Early this month, Tesla’s Elon Musk announced the company’s next-generation cars would cost half as much as current models. The bombastic statement was completely in character and did not exactly take the media world by storm, but it made its way into rivals’ headquarters and raised some hackles.
Musk is notorious for setting his companies’ overambitious targets and then failing to hit them as planned. Yet Tesla did become a profitable company, and it continues to be consistently profitable, with its bestsellers in many markets. Chances are, however outrageous a statement by Musk is, his rivals would hear it and not ignore it. And maybe start arming themselves for the coming price war.
According to Musk, the next-generation Teslas could cost as little as $25,000. This would certainly be an improvement of current prices even as Tesla cuts them repeatedly to stimulate demand. If it happens, this would also put EVs—and not just any EVs but luxury Teslas—on a much more equal footing with ICE cars. And that’s the prize that the EV industry has been struggling to get.
The struggle has been getting increasingly intense lately. Hit by inflation like all other industries, automakers have been particularly sensitive to the blow because of their transformation plans. According to data from AlixPartners, cited by the Wall Street Journal this week, the auto industry has invested and plans to invest some $526 billion in the electrification of its lineups by 2026.
This is definitely not a small sum that you could just forget about in case plans don’t work out. The auto industry needs its EV plans to work out. And that means making those EVs more affordable—at a time when raw material inflation is also climbing higher and showing no signs of reversing the direction of its movement.
Since this raw materials inflation is largely driven by forecasts for a surge in demand from the electric vehicle sector, it looks like something automakers would simply have to get used to. This is especially true in light of the fact that the supply of these materials is lagging behind demand projections, and the catch-up will take many years, given that a new mine takes years from final investment decision to first production.
This makes for a complicated situation in which the maker of the world’s best-selling electric vehicle model just said he planned to halve the price of these cars in the future. The complications are already evident: at a recent meeting of Volkswagen executives with analysts and investors, one analyst brought up Musk’s cost-cutting plans with reference to VW’s own EV plans.
“I really struggle to see how VW is going to have an affordable EV that’s profitable to you in a couple of years’ time,” Patrick Hummel from UBS said, referring to VW’s ID. 3, whose price tag starts at some $40,000 and that’s only “slightly above break-even levels” for the company.

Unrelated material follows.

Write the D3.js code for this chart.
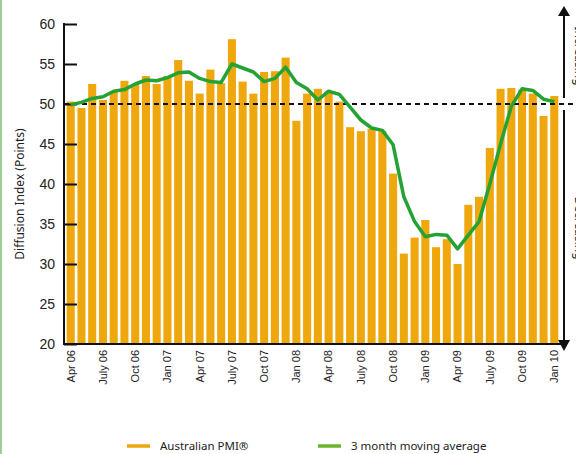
<!DOCTYPE html>
<html>
<head>
<meta charset="utf-8">
<script src="https://cdn.jsdelivr.net/npm/d3@7"></script>
<style>
  body { margin: 0; background: #fff; }
  svg { display: block; font-family: "Noto Sans", sans-serif; }
</style>
</head>
<body>
<div id="chart"></div>
<script>
var svgWidth = 576;
var svgHeight = 454;

// months Apr 06 .. Jan 10
var months = ["Apr 06","May 06","Jun 06","July 06","Aug 06","Sep 06","Oct 06","Nov 06","Dec 06",
  "Jan 07","Feb 07","Mar 07","Apr 07","May 07","Jun 07","July 07","Aug 07","Sep 07","Oct 07","Nov 07","Dec 07",
  "Jan 08","Feb 08","Mar 08","Apr 08","May 08","Jun 08","July 08","Aug 08","Sep 08","Oct 08","Nov 08","Dec 08",
  "Jan 09","Feb 09","Mar 09","Apr 09","May 09","Jun 09","July 09","Aug 09","Sep 09","Oct 09","Nov 09","Dec 09",
  "Jan 10"];

// Australian PMI
var pmi = [50.3, 49.5, 52.5, 50.5, 51.5, 52.9, 52.5, 53.5, 52.5,
  53.5, 55.5, 52.9, 51.3, 54.3, 52.6, 58.1, 52.8, 51.3, 54.0, 54.1, 55.8,
  47.9, 51.3, 51.9, 51.6, 50.3, 47.1, 46.6, 46.9, 46.6, 41.3, 31.3, 33.3,
  35.5, 32.1, 33.1, 30.0, 37.4, 38.4, 44.5, 51.9, 52.0, 51.8, 51.3, 48.5,
  51.0];

// 3 month moving average
var movingAvg = [49.9, 50.2, 50.7, 50.9, 51.6, 51.8, 52.5, 53.0, 52.9,
  53.3, 53.9, 54.0, 53.2, 52.8, 52.7, 55.0, 54.5, 54.0, 52.8, 53.2, 54.6,
  52.7, 51.9, 50.5, 51.6, 51.2, 49.6, 48.0, 47.0, 46.7, 44.9, 38.4, 35.3,
  33.4, 33.7, 33.6, 31.9, 33.6, 35.3, 40.0, 45.0, 49.7, 51.9, 51.7, 50.6,
  50.3];

var tickMonths = months.filter(function(d, i) { return i % 3 === 0; });
var yTicks = [20, 25, 30, 35, 40, 45, 50, 55, 60];

var barColor = "#efa70e";
var lineColor = "#24a234";

var svg = d3.select("#chart")
  .append("svg")
  .attr("width", svgWidth)
  .attr("height", svgHeight);

// light green frame edge on the left
svg.append("rect")
  .attr("x", 0).attr("y", 0)
  .attr("width", 2).attr("height", svgHeight)
  .attr("fill", "#9ccf94");

var x = d3.scaleBand()
  .domain(months)
  .range([64, 561])
  .padding(0.25);

var y = d3.scaleLinear()
  .domain([20, 60])
  .range([344, 24]);

// bars
svg.append("g")
  .selectAll("rect")
  .data(pmi)
  .enter()
  .append("rect")
  .attr("x", function(d, i) { return x(months[i]); })
  .attr("y", function(d) { return y(d); })
  .attr("width", x.bandwidth())
  .attr("height", function(d) { return y(20) - y(d); })
  .attr("fill", barColor);

// y axis, ticks pointing inward
var yAxis = d3.axisRight(y)
  .tickValues(yTicks)
  .tickSize(13)
  .tickFormat(d3.format("d"));

var yg = svg.append("g")
  .attr("transform", "translate(64,0)")
  .call(yAxis);
yg.select(".domain").remove();
yg.selectAll(".tick line").attr("stroke", "#111").attr("stroke-width", 2);
yg.selectAll(".tick text")
  .attr("x", -9)
  .attr("text-anchor", "end")
  .attr("fill", "#222")
  .style("font-size", "14px");

svg.append("line")
  .attr("x1", 64).attr("x2", 64)
  .attr("y1", y(60) - 1).attr("y2", y(20) + 1)
  .attr("stroke", "#111").attr("stroke-width", 2);

// x axis
var xAxis = d3.axisBottom(x)
  .tickValues(tickMonths)
  .tickSize(0);

var xg = svg.append("g")
  .attr("transform", "translate(0,344)")
  .call(xAxis);
xg.select(".domain").remove();
xg.selectAll(".tick text")
  .attr("transform", "rotate(-90)")
  .attr("x", -6)
  .attr("y", 0)
  .attr("dy", "0.35em")
  .attr("text-anchor", "end")
  .attr("fill", "#222")
  .style("font-size", "11px");

svg.append("line")
  .attr("x1", 63).attr("x2", 566)
  .attr("y1", 344).attr("y2", 344)
  .attr("stroke", "#111").attr("stroke-width", 2);

// y axis title
svg.append("text")
  .attr("transform", "translate(24," + 194 + ") rotate(-90)")
  .attr("text-anchor", "middle")
  .attr("fill", "#222")
  .style("font-size", "12px")
  .text("Diffusion Index (Points)");

// 50 reference line
svg.append("line")
  .attr("x1", 64).attr("x2", svgWidth)
  .attr("y1", y(50)).attr("y2", y(50))
  .attr("stroke", "#111")
  .attr("stroke-width", 2)
  .attr("stroke-dasharray", "5,4");

// moving average line
var line = d3.line()
  .x(function(d, i) { return x(months[i]) + x.bandwidth() / 2; })
  .y(function(d) { return y(d); });

svg.append("path")
  .datum(movingAvg)
  .attr("d", line)
  .attr("fill", "none")
  .attr("stroke", lineColor)
  .attr("stroke-width", 3.5)
  .attr("stroke-linejoin", "round");

// increasing / decreasing arrows on the right
var ax = 564;
svg.append("line")
  .attr("x1", ax).attr("x2", ax)
  .attr("y1", y(50) - 6).attr("y2", 14)
  .attr("stroke", "#111").attr("stroke-width", 2);
svg.append("path")
  .attr("d", "M" + ax + ",6 L" + (ax + 6) + ",16 L" + (ax - 6) + ",16 Z")
  .attr("fill", "#111");
svg.append("line")
  .attr("x1", ax).attr("x2", ax)
  .attr("y1", y(50) + 6).attr("y2", 340)
  .attr("stroke", "#111").attr("stroke-width", 2);
svg.append("path")
  .attr("d", "M" + ax + ",351 L" + (ax + 6) + ",340 L" + (ax - 6) + ",340 Z")
  .attr("fill", "#111");

// side labels, partly beyond the right edge as in the original
svg.append("text")
  .attr("transform", "translate(575,56) rotate(90)")
  .attr("text-anchor", "middle")
  .attr("fill", "#222")
  .style("font-size", "12px")
  .text("Increasing");
svg.append("text")
  .attr("transform", "translate(575,228) rotate(90)")
  .attr("text-anchor", "middle")
  .attr("fill", "#222")
  .style("font-size", "12px")
  .text("Decreasing");

// legend
var legend = [
  { label: "Australian PMI\u00AE", color: barColor, x: 127 },
  { label: "3 month moving average", color: "#6ab42d", x: 318 }
];
var lg = svg.append("g").selectAll("g")
  .data(legend)
  .enter()
  .append("g")
  .attr("transform", function(d) { return "translate(" + d.x + ",446)"; });
lg.append("line")
  .attr("x1", 0).attr("x2", 23)
  .attr("stroke", function(d) { return d.color; })
  .attr("stroke-width", 3.5);
lg.append("text")
  .attr("x", 33)
  .attr("dy", "0.35em")
  .attr("fill", "#222")
  .style("font-size", "11.5px")
  .text(function(d) { return d.label; });
</script>
</body>
</html>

The company’s response came from its chief financial officer: “We are very aware that competition will become tougher,” Arno Antlitz said, as quoted by the WSJ. “So we try to stay as fixed as possible on the overhead cost side.”
He also went on to mention the upcoming low-cost electric VW, planned to retail for less than $27,000 and hit markets in 2025, by which year, according to Antlitz, VW should have “significant scale.”
VW has been one of the most generous investors in EVs in the automaking industry and it has made no secret of its ambition to take on Tesla. So far, however, it has consistently failed to even challenge the position of the American company. In the U.S., Volkswagen is not even in the top five bestselling EVs, while Tesla has three models there.
The good news for VW and other challengers to Tesla is that European legislation is working in their favor. Even if they cannot lower the cost of their cars enough to make them affordable enough for millions of people, the ban on ICE car sales would certainly do that by taking the element of choice away from buyers.